Custody of a child can be determined by a local court during divorce proceedings or if a relative, friend or agency questions the capacity of one or both parents to care for the child’s wellbeing. The primary factor that controls the outcome of a custody battle is what is best for the child or children.
Pros and cons of sole custody
Sole custody can have its own advantages and disadvantages for the custodial parent. The following are the pros of having sole custody:
- If the non-custodial parent is unfit and abusive, the child is protected and removed from any negative influence.
- Deciding on major issues for a child’s wellbeing is often made easier when only one parent is accountable for the choices.
- There is no longer a need to consult with non-custodial parent about critical decisions, thus reducing the likelihood of arguments.
- In some instances, having one parent making the decisions leads to better consistency for the child.
- Having sole physical custody eliminates the challenges of moving from one home to another, giving the child a more stable environment.
At the same time, there are also some cons of having sole custody of the child, including:
- Having only one parent can have some psychological impact on the child (e.g. feelings of abandonment).
- With a set visitation schedule, the child’s connections to the non-custodial parent becomes restricted.
- A huge sum of the child-related expenses will be shouldered solely by the custodial parent.
- Making life-changing decisions for the child can be daunting for a single parent.
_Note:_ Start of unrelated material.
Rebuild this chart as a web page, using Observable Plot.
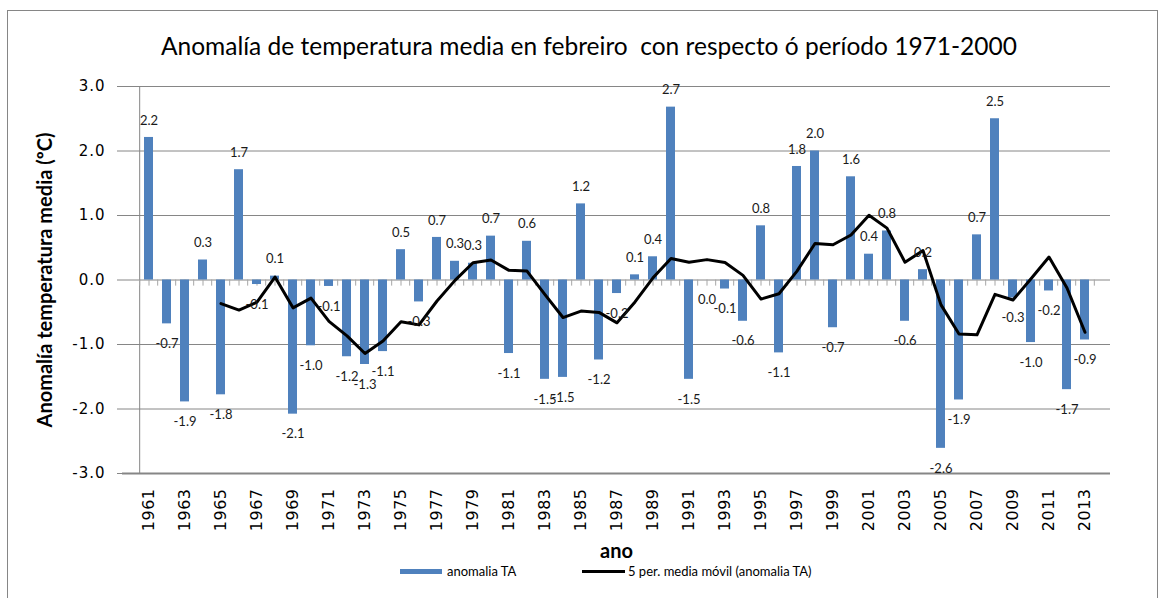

Factors to consider before pursuing sole custody
Having sole custody of a child is a huge responsibility and should not be taken lightly. Before filing for sole custody, take into account the following aspects:
- If both parents are generally available to get involved with their child’s life;
- If having sole custody over your child is more beneficial than detrimental;
- If it is practical for one or both parents to decide for their child;
- If the primary reason for pursuing sole custody is simply to remove the stress that comes with consulting the other parent; and
- If having joint custody is harmful to your child or children.
More than anything, it should be the child’s welfare that should be in the minds of the parents.